Ali shares that a recent study from Scoop found that out of 4000 companies surveyed with over 100 million employees in total, 51% of businesses are offering a component of remote work. While it's great to see that flexible options are increasingly available, they lack structure.

Only 20% of companies currently have a structured hybrid arrangement in place, leaving a lot of discrepancy for hybrid workers.

“While that's amazing for employee choice for flexibility, it also enhances the problems of an in-group out-group mentality, the proximity bias, mere exposure effect, and that out of sight, out of mind, way of evaluating performance,” Ali insists.

“If it's up to each individual to choose how often and when they're coming into an organization, and companies are not changing the traditional model of evaluating employees, then it's very likely they can fall into the trap of valuing employees who are coming into the office more than their remote counterparts for reasons totally unrelated to the quality and the success of their work.”

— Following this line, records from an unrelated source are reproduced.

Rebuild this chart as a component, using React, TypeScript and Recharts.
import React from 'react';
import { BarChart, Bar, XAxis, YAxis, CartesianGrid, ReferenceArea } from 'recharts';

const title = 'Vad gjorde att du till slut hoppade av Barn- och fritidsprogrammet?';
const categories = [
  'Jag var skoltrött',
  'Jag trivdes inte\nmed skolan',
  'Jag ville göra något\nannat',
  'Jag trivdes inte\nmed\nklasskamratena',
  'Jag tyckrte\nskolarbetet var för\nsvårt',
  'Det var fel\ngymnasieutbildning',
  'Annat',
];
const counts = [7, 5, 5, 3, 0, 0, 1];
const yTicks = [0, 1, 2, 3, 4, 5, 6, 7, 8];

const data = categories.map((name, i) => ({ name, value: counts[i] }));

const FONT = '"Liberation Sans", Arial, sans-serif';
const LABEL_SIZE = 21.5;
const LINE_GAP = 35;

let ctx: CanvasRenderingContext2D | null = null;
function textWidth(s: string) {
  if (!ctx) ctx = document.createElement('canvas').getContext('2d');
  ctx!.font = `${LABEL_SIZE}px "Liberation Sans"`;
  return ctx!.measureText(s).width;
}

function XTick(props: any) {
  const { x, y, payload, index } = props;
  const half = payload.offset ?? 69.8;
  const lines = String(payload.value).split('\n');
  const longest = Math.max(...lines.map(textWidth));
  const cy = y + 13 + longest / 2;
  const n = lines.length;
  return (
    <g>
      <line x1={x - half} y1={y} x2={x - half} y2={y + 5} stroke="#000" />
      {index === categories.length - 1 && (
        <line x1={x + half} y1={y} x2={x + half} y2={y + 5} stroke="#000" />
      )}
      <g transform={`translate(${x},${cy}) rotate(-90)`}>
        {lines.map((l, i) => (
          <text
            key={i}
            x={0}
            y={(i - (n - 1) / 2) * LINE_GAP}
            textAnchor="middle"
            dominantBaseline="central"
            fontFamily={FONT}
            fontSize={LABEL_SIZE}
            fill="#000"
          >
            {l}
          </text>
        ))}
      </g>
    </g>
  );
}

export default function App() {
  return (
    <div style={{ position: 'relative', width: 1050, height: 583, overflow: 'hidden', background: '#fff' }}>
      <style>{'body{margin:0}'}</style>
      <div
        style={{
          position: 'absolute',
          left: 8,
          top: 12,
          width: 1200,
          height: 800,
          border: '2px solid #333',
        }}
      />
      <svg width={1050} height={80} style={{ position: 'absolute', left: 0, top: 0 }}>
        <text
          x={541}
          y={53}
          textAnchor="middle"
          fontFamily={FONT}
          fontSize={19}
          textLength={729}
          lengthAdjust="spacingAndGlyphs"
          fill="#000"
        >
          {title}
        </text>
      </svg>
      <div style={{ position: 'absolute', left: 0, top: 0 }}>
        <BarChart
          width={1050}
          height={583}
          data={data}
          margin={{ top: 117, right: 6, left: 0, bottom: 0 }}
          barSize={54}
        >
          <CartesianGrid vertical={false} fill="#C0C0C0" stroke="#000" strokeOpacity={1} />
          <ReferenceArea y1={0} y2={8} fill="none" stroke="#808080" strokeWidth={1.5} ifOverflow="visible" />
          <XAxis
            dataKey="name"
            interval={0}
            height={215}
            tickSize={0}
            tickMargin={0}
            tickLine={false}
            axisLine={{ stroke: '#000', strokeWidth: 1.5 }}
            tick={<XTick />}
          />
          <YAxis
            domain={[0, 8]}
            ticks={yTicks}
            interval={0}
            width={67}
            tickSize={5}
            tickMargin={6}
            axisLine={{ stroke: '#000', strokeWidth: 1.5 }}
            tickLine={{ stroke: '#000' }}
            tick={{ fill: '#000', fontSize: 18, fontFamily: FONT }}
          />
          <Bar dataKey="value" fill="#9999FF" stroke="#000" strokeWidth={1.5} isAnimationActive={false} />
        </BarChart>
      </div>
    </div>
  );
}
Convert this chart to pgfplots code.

Why traditional HR processes need to change

Remote work has completely changed the notion of the workplace and flexibility that was upheld until a few years ago. It has also challenged the notions which have existed in the workforce for decades regarding employee productivity and the need to be in a physical space to get work done.

In the wake of these changes, it’s only natural that internal HR processes change and adapt to a diverse workforce. Adapting to new working methods and workflows can ensure that those working remotely can also receive bonuses without having to be five days a week in an office building.

Ali predicts that employee recognition will continue to get more personalized and will be done regardless of the employee’s schedule, whether asynchronous, virtual, or in-person. Having that variety removes the idea that recognition is tied to performance.

“Instead of relying on traditional performance reviews where a manager fills out a form that is a guess on if the employee is doing a good job, the reporting mechanisms can change where there's an explicit set of expectations focused on outcomes or output and are being driven by remote work best practices.”

“The more that companies can clearly identify what success is, what done looks like, what the KPIs are, the person, the employee, the manager, or the project itself can provide data to how successful that employee is in reaching those goals.”

“It will no longer be about your best guess on if someone is a hard worker, if someone is getting their work done based off of their presence in an office, it'll instead be a clear objective evaluation on the quality of work itself, set up by goals and metrics for each project, for each role, for each level of the organization.”

Wrapping up

​​The rise of remote work has created countless opportunities for individuals to work anywhere. However, in recent months, new challenges have emerged that hinder remote workers’ ability to choose a flexible lifestyle and advance in their careers, making them less likely to access promotions.

Fortunately, not everything is lost, and companies can provide structure to level the playing field so both on-site and remote employees can benefit from equal opportunities. Things like setting explicit expectations and standard operating behaviors are a good place to start.

Traditional HR processes and policies must adapt to accommodate employees working remotely regarding promotions and recognition, moving towards a more objective, fair, and equitable process for all employees.

Remote workers should not be excluded from career growth and promotion opportunities. With the proper structure and systems, they can overcome challenges and be recognized for their hard work and accomplishments.